Taste of the high country
Kid goat, butterflied and marinated in Dão white, garlic and bay, spits over oak embers; fat drips, flares, threads of smoke curling into the evening. Travancinha’s economy rests on Serra da Estrela DOP cheese—made only between November and March when cardoon thistle sets the curd. Paste the colour of pale butter spreads like thick custard across sourdough. Along the self-guided Cheese Route, producers knot linen belts around tubs of curd, press, turn and salt wheels in humid lofts where wood darkens with age. Beira Interior DOP olive oil—pressed from the stubborn cobrançoa olive—catches the throat and perfumes winter chestnut soups the colour of wet sand.
Trails & quiet
Signpost PR4 “Entre Rios” begins beside the church, crosses the Seia over a granite slab bridge where water glides across polished pebbles. Eight kilometres of gentle climb deliver you to Penedo do Gato lookout: Estrela’s granite ramparts stagger-step to the skyline, Scots pines stencilled against the blue. Abandoned stone olive mills, maize granaries on stilts, sun-drying walls patched with sulphur-yellow lichens punctuate the path. Silence hangs thick, broken only by a short-toed eagle slicing the thermals.

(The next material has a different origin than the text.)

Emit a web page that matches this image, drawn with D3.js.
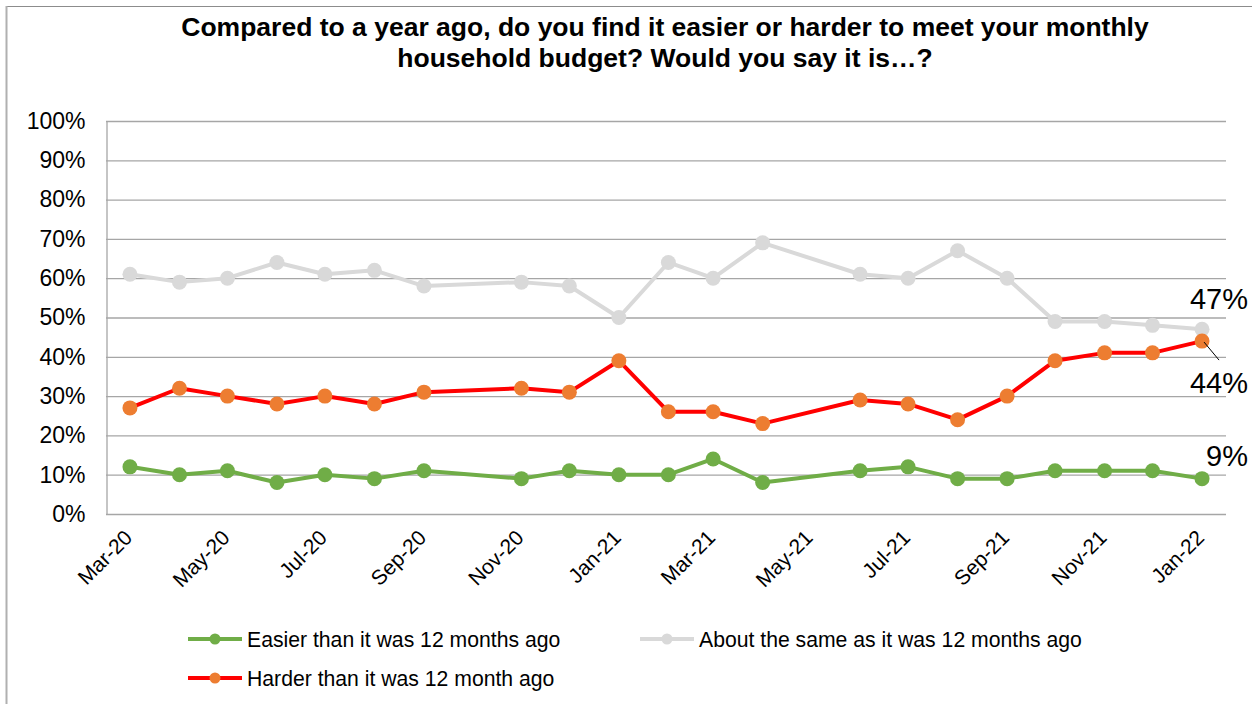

At day’s end the oblique light ignites cottage walls and the wheeze of concertinas drifts up from summer evening dances—high reedy notes that ricochet across the valley, mingle with river murmur and the faint smoulder of chouriço in backyard smokehouses. Travancinha keeps its own slow time: cheese maturing in granite cellars, new oil smouldering on the tongue.